No one knows who wrote the laws of physics or where they come from. Science is based on testable, reproducible evidence…
Our duty is to believe that for which we have sufficient evidence, and to suspend our judgment when we have not.
Know yourself. Don’t accept your dog’s admiration as conclusive evidence that you are wonderful.
As the last post noted, Portugal has legalized drugs. They did so in 2001. Therefore, we now have 15 years of data on what has transpired. It behooves us to examine that data.
It is important that my readers understand that Portugal also waged a fierce war against drugs (Footnote). They didn’t just one day decide that drug legalization was a good idea. They went through the same heart wrenching circumstances we have and came to the conclusion that a course change was needed.
What does their law mandate? If someone is found in the possession of less than a 10-day supply of anything from marijuana to heroin, he or she is sent to a three-person Commission for the Dissuasion of Drug Addiction, typically made up of a lawyer, a doctor and a social worker. The commission recommends treatment or a minor fine; otherwise, the person is sent off without any penalty. In the vast majority of instances, there is no penalty.
As I have stated in my last post, my plan not only legalizes the possession of drugs (only those drugs purchased through that resident’s state) but mandates that they are produced under supervision of the states and sold in state controlled stores. (And, no, I’m not a communist or socialist. I’m still a laissez faire capitalist. But the solution to this problem needs state intervention.)
[Source: 14 Years After Decriminalizing Heroin, Here’s What Portugal Looks Like (crime rate drops as thefts for drug money diminishes and drug gangs go out of business). By Zeeshan Aleem]
Here are some of the results:
- The total number of people using drugs in Portugal has fallen by more than a third. (In 2001, critics worried that drug addiction rates would skyrocket. As noted, they have fallen substantially and heroin addiction rates have decreased to an even greater degree. They have been cut in half.)
- HIV infections have also been cut in half, while the number of drug-related deaths has been cut by 75%.
At first, and perhaps not unexpectedly, the proportion of the population that reports having used drugs at some point saw an initial increase after decriminalization, but then a decline:
Lifetime prevalence means the percentage of people who report having used a drug at some point in their life, past-year prevalence indicates having used within the last year, and past-month prevalence means those who’ve used within the last month. Generally speaking, the shorter the time frame, the more reliable the measure.
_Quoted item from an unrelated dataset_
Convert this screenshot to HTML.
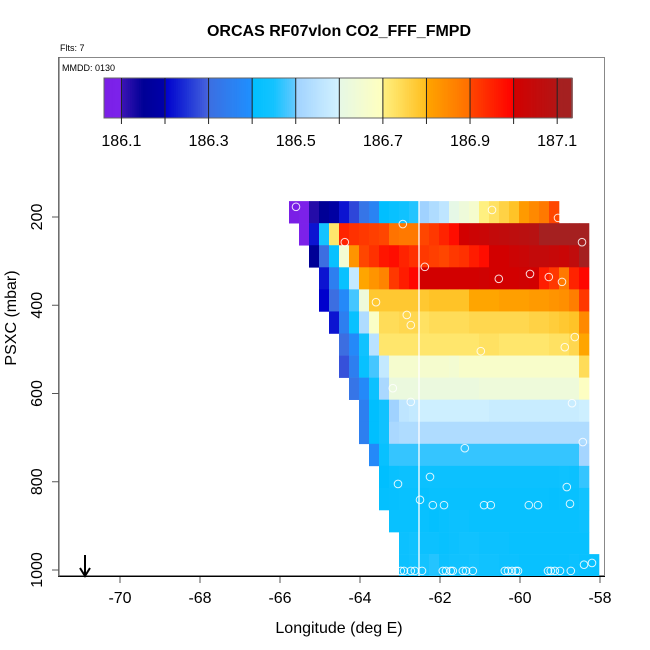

Of perhaps greater importance, drug use has declined overall among the 15- to 24-year-old population. There has also been a decline in the percentage of the population who have ever used a drug and then continue to do so:
In another key measure, drug induced deaths have fallen dramatically.
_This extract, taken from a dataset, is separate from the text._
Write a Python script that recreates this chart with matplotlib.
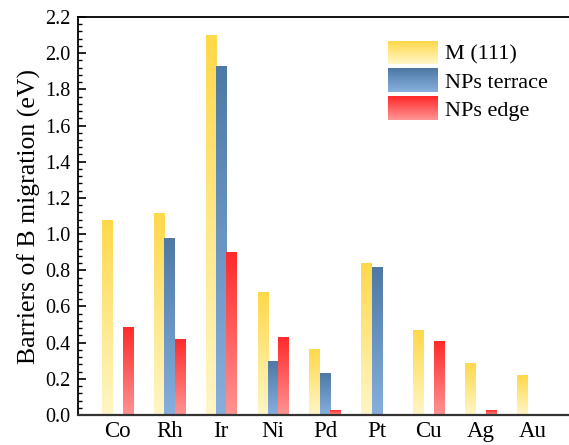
import numpy as np
import matplotlib
matplotlib.use("Agg")
import matplotlib.pyplot as plt
from matplotlib.colors import LinearSegmentedColormap, to_rgb
from matplotlib.legend_handler import HandlerBase
from matplotlib.patches import Rectangle
from matplotlib.ticker import MultipleLocator, FormatStrFormatter

plt.rcParams['font.family'] = ['Liberation Serif', 'DejaVu Serif']

metals = ["Co", "Rh", "Ir", "Ni", "Pd", "Pt", "Cu", "Ag", "Au"]
m111 = [1.075, 1.115, 2.10, 0.676, 0.363, 0.835, 0.466, 0.287, 0.221]
nps_terrace = [np.nan, 0.977, 1.924, 0.298, 0.228, 0.813, np.nan, np.nan, np.nan]
nps_edge = [0.485, 0.415, 0.901, 0.426, 0.024, np.nan, 0.407, 0.024, np.nan]
series_names = ["M (111)", "NPs terrace", "NPs edge"]
series_values = [m111, nps_terrace, nps_edge]
# (top colour, bottom colour)
series_colors = [("#FFD84A", "#FFF6C6"), ("#4E79A5", "#86AFDD"), ("#FF2A2A", "#FF9393")]

fig = plt.figure(figsize=(5.69, 4.45), dpi=100)
ax = fig.add_axes([78/569, 30/445, 1 - 78/569, 398/445])

x = np.arange(len(metals))
w = 0.2
offsets = [-w, 0, w]

for vals, (ctop, cbot), off in zip(series_values, series_colors, offsets):
    cmap = LinearSegmentedColormap.from_list("g", [cbot, ctop])
    grad = np.linspace(0, 1, 256).reshape(-1, 1)
    for xi, v in zip(x, vals):
        if np.isnan(v):
            continue
        ax.imshow(grad, cmap=cmap, extent=[xi + off - w/2, xi + off + w/2, 0, v],
                  aspect='auto', origin='lower', zorder=2, interpolation='bilinear')
    ax.bar(x + off, np.nan_to_num(vals), width=w, facecolor='none',
           edgecolor='none', linewidth=0, zorder=3)

ax.set_xlim(-0.76, 8.7)
ax.set_ylim(0, 2.2)
ax.set_xticks(x)
ax.set_xticklabels(metals, fontsize=16.5)
ax.tick_params(axis='x', length=0, pad=4)
ax.yaxis.set_major_locator(MultipleLocator(0.2))
ax.yaxis.set_minor_locator(MultipleLocator(0.04))
ax.yaxis.set_major_formatter(FormatStrFormatter('%.1f'))
ax.tick_params(axis='y', which='major', direction='in', length=6, width=1.2, labelsize=14.5, pad=5.5)
ax.tick_params(axis='y', which='minor', direction='in', length=3, width=1.0)
ax.set_ylabel("Barriers of B migration (eV)", fontsize=18.5, labelpad=3)

ax.spines['right'].set_visible(False)
ax.spines['left'].set_linewidth(1.3)
ax.spines['top'].set_linewidth(1.3)
ax.spines['bottom'].set_linewidth(1.6)
ax.spines['bottom'].set_color('#333333')


class GradientHandler(HandlerBase):
    def __init__(self, ctop, cbot, n=40):
        super().__init__()
        self.ctop = np.array(to_rgb(ctop))
        self.cbot = np.array(to_rgb(cbot))
        self.n = n

    def create_artists(self, legend, orig_handle, xdescent, ydescent, width, height, fontsize, trans):
        arts = []
        for i in range(self.n):
            t = i / (self.n - 1)
            c = self.cbot * (1 - t) + self.ctop * t
            r = Rectangle((-xdescent, -ydescent + height * i / self.n), width, height / self.n + 0.3,
                          facecolor=c, edgecolor='none', transform=trans)
            arts.append(r)
        return arts


handles = [Rectangle((0, 0), 1, 1) for _ in series_names]
hmap = {h: GradientHandler(ct, cb) for h, (ct, cb) in zip(handles, series_colors)}
ax.legend(handles, series_names, handler_map=hmap, loc='upper left',
          bbox_to_anchor=(388/569, 1 - 41/445), bbox_transform=fig.transFigure,
          frameon=False, fontsize=16, handlelength=2.25, handleheight=1.2,
          handletextpad=0.32, labelspacing=0.18, borderpad=0, borderaxespad=0)

fig.savefig("out.png", dpi=100)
The HIV infection rates among injecting drug users have been reduced at a steady pace, and has become a more manageable problem in the context of other countries with high rates.
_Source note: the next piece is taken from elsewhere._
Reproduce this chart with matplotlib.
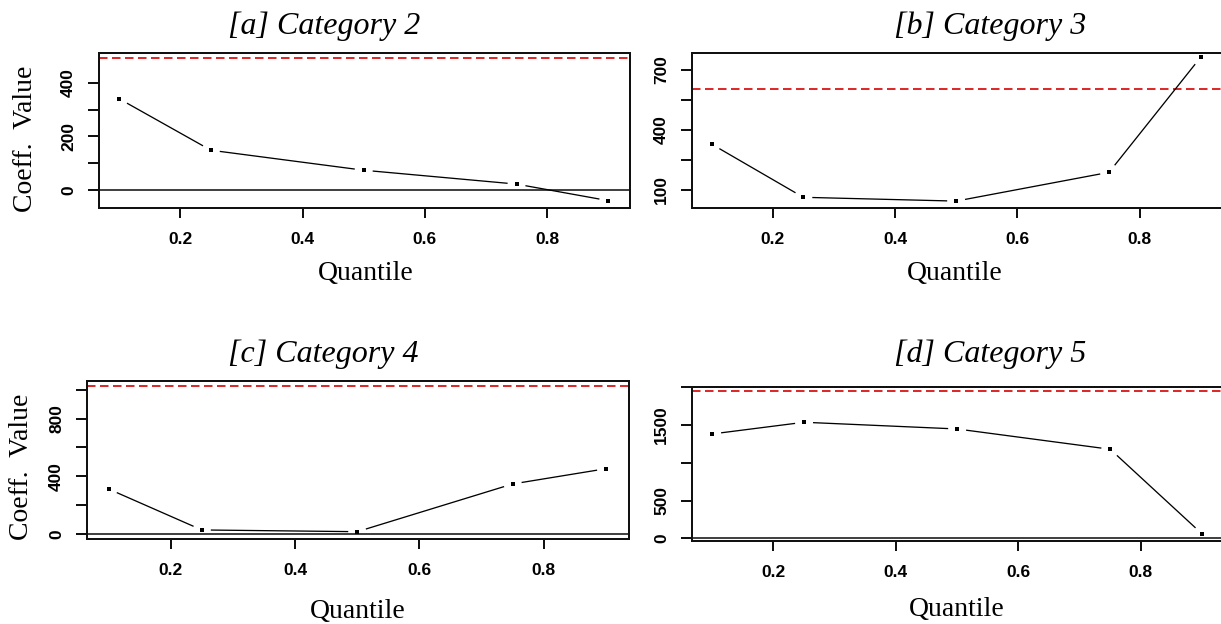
import numpy as np
import matplotlib
matplotlib.use("Agg")
import matplotlib.pyplot as plt

# ---------------- data ----------------
quantiles = [0.1, 0.25, 0.5, 0.75, 0.9]
titles = ["[a] Category 2", "[b] Category 3", "[c] Category 4", "[d] Category 5"]
coef_cat2 = [341, 148, 73, 21, -41]
coef_cat3 = [328, 62, 43, 187, 763]
coef_cat4 = [311, 26, 14, 346, 452]
coef_cat5 = [1382, 1537, 1448, 1179, 57]
ref_values = [495, 602, 1027, 1948]          # red dashed reference line
xtick_vals = [0.2, 0.4, 0.6, 0.8]
ytick_cat2 = [0, 100, 200, 300, 400]
ylab_cat2 = ["0", "", "200", "", "400"]
ytick_cat3 = [100, 250, 400, 550, 700]
ylab_cat3 = ["100", "", "400", "", "700"]
ytick_cat4 = [0, 200, 400, 600, 800, 1000]
ylab_cat4 = ["0", "", "400", "", "800", ""]
ytick_cat5 = [0, 500, 1000, 1500, 2000]
ylab_cat5 = ["0", "500", "", "1500", ""]

series = [coef_cat2, coef_cat3, coef_cat4, coef_cat5]
yticks = [ytick_cat2, ytick_cat3, ytick_cat4, ytick_cat5]
ylabs = [ylab_cat2, ylab_cat3, ylab_cat4, ylab_cat5]

# ---------------- layout (pixels) ----------------
W, H = 1221, 624
plt.rcParams['lines.scale_dashes'] = False
fig = plt.figure(figsize=(W / 100, H / 100), dpi=100)
PT = 72 / 100  # points per pixel

# box: left, right, top, bottom (pixels)
boxes = [(98.7, 630, 52.7, 208.3),
         (691.7, 1222, 52.7, 208.3),
         (86.7, 629, 381, 539.3),
         (691.7, 1222, 386.7, 540.7)]
xlims = [(0.0666, 0.9355), (0.0675, 0.9347), (0.0649, 0.937), (0.0666, 0.9324)]
ylims = [(-69.7, 513.6), (7, 785), (-39, 1062), (-32, 2008)]
title_pos = [(324, 34), (990, 34), (323.7, 361.7), (990, 361.7)]
xlab_pos = [(365.7, 280), (954.7, 280), (357.5, 618), (956.5, 616)]
ylab_pos = [(26, 139), None, (22, 466.5), None]
zero_line = [True, False, True, True]

serif = "Liberation Serif"
sans = "Liberation Sans"


def broken_line(ax, x, y, gap=9.0):
    pts = ax.transData.transform(np.column_stack([x, y]))
    inv = ax.transData.inverted()
    for i in range(len(pts) - 1):
        p0, p1 = pts[i], pts[i + 1]
        d = p1 - p0
        L = np.hypot(*d)
        if L <= 2 * gap:
            continue
        u = d / L
        a = inv.transform(p0 + u * gap)
        b = inv.transform(p1 - u * gap)
        ax.plot([a[0], b[0]], [a[1], b[1]], color="black", lw=1.3 * PT,
                solid_capstyle="butt", zorder=3)
    ax.plot(x, y, linestyle="none", marker="s", ms=3.6 * PT, color="black",
            mec="black", mew=0, zorder=4)


for i in range(4):
    l, r, t, b = boxes[i]
    ax = fig.add_axes([l / W, 1 - b / H, (r - l) / W, (b - t) / H])
    ax.set_xlim(*xlims[i])
    ax.set_ylim(*ylims[i])
    for s in ax.spines.values():
        s.set_linewidth(2 * PT)
        s.set_color("#111111")
    ax.set_xticks(xtick_vals)
    ax.set_xticklabels([f"{v:.1f}" for v in xtick_vals], fontfamily=sans,
                       fontweight="bold", fontsize=12.5)
    ax.set_yticks(yticks[i])
    ax.set_yticklabels(ylabs[i], fontfamily=sans, fontweight="bold",
                       fontsize=12.5, rotation=90, va="center")
    ax.tick_params(axis="x", length=10 * PT, width=2 * PT, pad=10,
                   direction="out", color="#111111")
    ax.tick_params(axis="y", length=11.5 * PT, width=2 * PT, pad=8,
                   direction="out", color="#111111")
    if zero_line[i]:
        ax.axhline(0, color="#3a3a3a", lw=1.9 * PT, zorder=2)
    ax.axhline(ref_values[i], color="#dd2a2a", lw=2 * PT,
               dashes=(8.5 * PT, 4.5 * PT), zorder=2)
    broken_line(ax, quantiles, series[i])

    tx, ty = title_pos[i]
    fig.text(tx / W, 1 - ty / H, titles[i], fontfamily=serif, style="italic",
             fontsize=23, ha="center", va="baseline")
    qx, qy = xlab_pos[i]
    fig.text(qx / W, 1 - qy / H, "Quantile", fontfamily=serif, fontsize=20,
             ha="center", va="baseline")
    if ylab_pos[i] is not None:
        yx, yy = ylab_pos[i]
        fig.text(yx / W, 1 - yy / H, "Coeff.  Value", fontfamily=serif,
                 fontsize=20, rotation=90, ha="center", va="center")

fig.savefig("out.png", dpi=100)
Portugal saw a decrease in imprisonment on drug-related charges alongside a surge in visits to health clinics that deal with addiction.
It is not my position that drug legalization is a panacea. But we must begin where we are, not in some hypothetical construct. We are spending enormous amounts of money to interdict illegal drug sales. Drugs are more plentiful than before the interdiction. The War on Drugs has set the stage to cultivate the most powerful crime syndicates in modern history. They are brutal and sufficiently well funded that they can wage war against Mexico, a nation with an army, tanks and helicopters, and with reasonable success. The Portugese experiment shows us, at least, that drug legalization does not produce the catastrophe that some suspect.
Footnote: [From the Aleem article]
In 1974, the dictatorship that had isolated Portugal from the rest of the world for nearly half a century came to an end. The Carnation Revolution was a bloodless military-led coup that sparked a tumultuous transition from authoritarianism to democracy and a society-wide struggle to define a new Portuguese nation.
The newfound freedom led to a raucous attitude of experimentalism toward politics and the economy and, as it turned out, hard drugs.
Portugal’s dictatorship had insulated it from the drug culture that had swept much of the Western world earlier in the 20th century, but the coup changed everything. After the revolution, Portugal gave up its colonies, and colonists and soldiers returned to the country with a variety of drugs. Borders opened up and travel and exchange were made far easier. Located on the westernmost tip of the continent, the country was a natural gateway for trafficking across the continent. Drug use became part of the culture of liberation, and the use of hard narcotics became popular. Eventually, it got out of hand, and drug use became a crisis.
At first, the government responded to it as the United States is all too familiar with: a conservative cultural backlash that vilified drug use and a harsh, punitive set of policies led by the criminal justice system. Throughout the 1980s, Portugal tried this approach, but to no avail. Drug-related AIDS deaths in the country were the highest in the European Union.